United Continental Holdings Inc., formed from a 2010 merger of the two airlines, said on Wednesday that it received approval from the Federal Aviation Administration (FAA) to operate as a single airline, a significant milestone for the world's largest airline.
Roughly 14 months after United and Continental airlines merged, the FAA granted the unified company a single operating certificate, allowing it to operate flights as one entity.
While we have much work ahead of us as we integrate these two great carriers, this is a significant milestone, Jeff Smisek, United's chief executive, said in a statement.
The company, which continued to fly as two airlines during the integration period, said the government recognition will not have any immediate effect on customer dealings.
Customers will continue to shop for flights, get seat assignments, check flight status, and make other arrangements on each carrier's respective website until it fully combines services in the beginning of 2012.
The company will maintain separate flight crews until contract issues are settled with all unions and seniority lists have been integrated.
With the FAA approval, the company will officially operate as United Airlines and the Continental name will cease to exist (though it will remain part of the holding company name). The FAA approval also means that air traffic control communications will now refer to all United and Continental flights as United.
According to the company, a team of more than 500 employees worked toward getting FAA approval. Some 440 operation manuals, procedures, and programs were combined and trimmed to about 260 manuals for the new United - a process that involved approximately 2,000 changes.
For some, the FAA announcement may come as a surprise. Many changes were already made bringing the two airlines closer to a unified brand.
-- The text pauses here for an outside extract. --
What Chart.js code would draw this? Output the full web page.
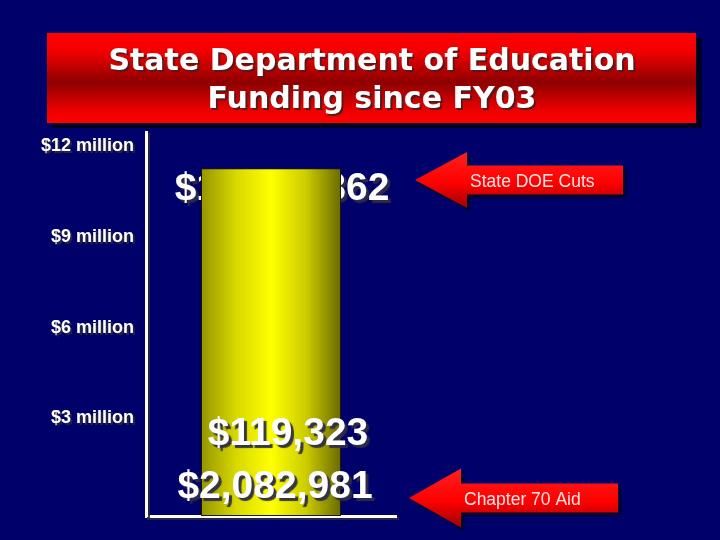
<!DOCTYPE html>
<html>
<head>
<meta charset="utf-8">
<script src="https://cdn.jsdelivr.net/npm/chart.js@4.4.1/dist/chart.umd.min.js"></script>
<style>
  html, body { margin: 0; padding: 0; background: #00006b; }
  canvas { display: block; }
</style>
</head>
<body>
<canvas id="c" width="720" height="540"></canvas>
<script>
// ---- data ----
const categories = ['FY03'];
const fundingMillions = [11.5];
const yTickValues = [3, 6, 9, 12];
const yTickLabels = ['$3 million', '$6 million', '$9 million', '$12 million'];
const amountLabels = ['$11,350,862', '$119,323', '$2,082,981'];
const calloutLabels = ['State DOE Cuts', 'Chapter 70 Aid'];
const titleLines = ['State Department of Education', 'Funding since FY03'];

const BG = '#00006b';

function makeBarGradient(ctx, left, right) {
  const g = ctx.createLinearGradient(left, 0, right, 0);
  g.addColorStop(0, '#959500');
  g.addColorStop(0.25, '#d8d800');
  g.addColorStop(0.5, '#ffff00');
  g.addColorStop(0.75, '#cccc00');
  g.addColorStop(1, '#6a6a00');
  return g;
}

function drawArrow(ctx, tipX, tipY, headX, headHalf, shaftHalf, endX, label) {
  ctx.save();
  ctx.shadowColor = 'rgba(0,0,20,0.8)';
  ctx.shadowOffsetX = 3;
  ctx.shadowOffsetY = 3;
  ctx.shadowBlur = 3;
  const g = ctx.createLinearGradient(0, tipY - headHalf, 0, tipY + headHalf);
  g.addColorStop(0, '#ff2020');
  g.addColorStop(0.55, '#ff0000');
  g.addColorStop(1, '#a00000');
  ctx.fillStyle = g;
  ctx.beginPath();
  ctx.moveTo(tipX, tipY);
  ctx.lineTo(headX, tipY - headHalf);
  ctx.lineTo(headX, tipY - shaftHalf);
  ctx.lineTo(endX, tipY - shaftHalf);
  ctx.lineTo(endX, tipY + shaftHalf);
  ctx.lineTo(headX, tipY + shaftHalf);
  ctx.lineTo(headX, tipY + headHalf);
  ctx.closePath();
  ctx.fill();
  ctx.restore();
  ctx.save();
  ctx.fillStyle = '#ffe6e6';
  ctx.font = '17.5px "Liberation Sans", Arial, sans-serif';
  ctx.textAlign = 'left';
  ctx.textBaseline = 'alphabetic';
  ctx.fillText(label, headX + 3, tipY + 7);
  ctx.restore();
}

function shadowText(ctx, text, x, y, font) {
  ctx.save();
  ctx.font = font;
  ctx.textAlign = 'center';
  ctx.textBaseline = 'alphabetic';
  ctx.shadowColor = 'rgba(45,45,70,0.95)';
  ctx.shadowOffsetX = 3;
  ctx.shadowOffsetY = 3;
  ctx.shadowBlur = 1;
  ctx.fillStyle = '#ffffff';
  ctx.fillText(text, x, y);
  ctx.restore();
}

const decor = {
  id: 'decor',
  beforeDraw(chart) {
    const ctx = chart.ctx;
    ctx.save();
    ctx.fillStyle = BG;
    ctx.fillRect(0, 0, chart.width, chart.height);
    ctx.fillStyle = '#000022';
    ctx.fillRect(52, 38, 650, 90);
    const g = ctx.createLinearGradient(0, 33, 0, 123);
    g.addColorStop(0, '#ff0000');
    g.addColorStop(0.2, '#f40000');
    g.addColorStop(0.55, '#8e0000');
    g.addColorStop(0.85, '#ea0000');
    g.addColorStop(1, '#ff0000');
    ctx.fillStyle = g;
    ctx.fillRect(47, 33, 649, 90);
    ctx.restore();
    ctx.save();
    ctx.font = 'bold 30px "DejaVu Sans", Verdana, sans-serif';
    ctx.textAlign = 'center';
    ctx.textBaseline = 'alphabetic';
    ctx.shadowColor = 'rgba(70,30,30,0.9)';
    ctx.shadowOffsetX = 2;
    ctx.shadowOffsetY = 2;
    ctx.fillStyle = '#ffffff';
    ctx.fillText(titleLines[0], 372, 70);
    ctx.fillText(titleLines[1], 372, 108);
    ctx.restore();
    drawArrow(ctx, 415, 180, 467, 28, 14.5, 623, calloutLabels[0]);
    drawArrow(ctx, 409, 498, 461, 29.5, 14.5, 618, calloutLabels[1]);
    ctx.save();
    ctx.shadowColor = 'rgba(40,40,60,0.9)';
    ctx.shadowOffsetX = 2;
    ctx.shadowOffsetY = 2;
  },
  beforeDatasetsDraw(chart) {
    const ctx = chart.ctx;
    ctx.restore();
    const bar = chart.getDatasetMeta(0).data[0];
    if (bar && isFinite(bar.x) && isFinite(bar.width)) {
      bar.options.backgroundColor = makeBarGradient(ctx, bar.x - bar.width / 2, bar.x + bar.width / 2);
    }
    const font = 'bold 39px "Liberation Sans", Arial, sans-serif';
    shadowText(ctx, amountLabels[0], bar.x + 11, 200, font);
  },
  afterDatasetsDraw(chart) {
    const ctx = chart.ctx;
    const bar = chart.getDatasetMeta(0).data[0];
    const font = 'bold 39px "Liberation Sans", Arial, sans-serif';
    shadowText(ctx, amountLabels[1], bar.x + 17, 445, font);
    shadowText(ctx, amountLabels[2], bar.x + 4, 498, font);
  }
};

new Chart(document.getElementById('c'), {
  type: 'bar',
  data: {
    labels: categories,
    datasets: [{
      data: fundingMillions,
      backgroundColor: '#ffff00',
      borderColor: '#1a1a00',
      borderWidth: 1,
      borderSkipped: false,
      barPercentage: 0.56,
      categoryPercentage: 1
    }]
  },
  options: {
    responsive: false,
    devicePixelRatio: 1,
    animation: false,
    layout: { padding: { left: 0, top: 132, right: 324, bottom: 24 } },
    plugins: { legend: { display: false }, tooltip: { enabled: false }, title: { display: false } },
    scales: {
      x: {
        grid: { display: false },
        border: { display: true, color: '#ffffff', width: 3 },
        ticks: { display: false },
        afterFit(scale) { scale.height = 0; }
      },
      y: {
        min: 0,
        max: 12.7,
        grid: { display: false },
        border: { display: true, color: '#ffffff', width: 3 },
        afterBuildTicks(scale) { scale.ticks = yTickValues.map(v => ({ value: v })); },
        afterFit(scale) { scale.width = 146; },
        ticks: {
          color: '#ffffff',
          padding: 4,
          labelOffset: -7,
          font: { family: '"Liberation Sans", Arial, sans-serif', size: 18, weight: 'bold' },
          callback(value) {
            const i = yTickValues.indexOf(value);
            return i >= 0 ? yTickLabels[i] : '';
          }
        }
      }
    }
  },
  plugins: [decor]
});
</script>
</body>
</html>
These customer-oriented changes do not require FAA approval.
The company repainted the majority of the aircraft with a new logo and made steps toward merging frequent-flier programs that go into effect Jan. 1. In most airports across the nation, the airline has combined gates and check-in facilities and rebranded lounges as United Club. In the cabin, there is a single onboard menu and in-flight magazine for both United and Continental planes.
United purchased Continental last year in a $3.17 billion all-stock deal to form the world's largest airline company.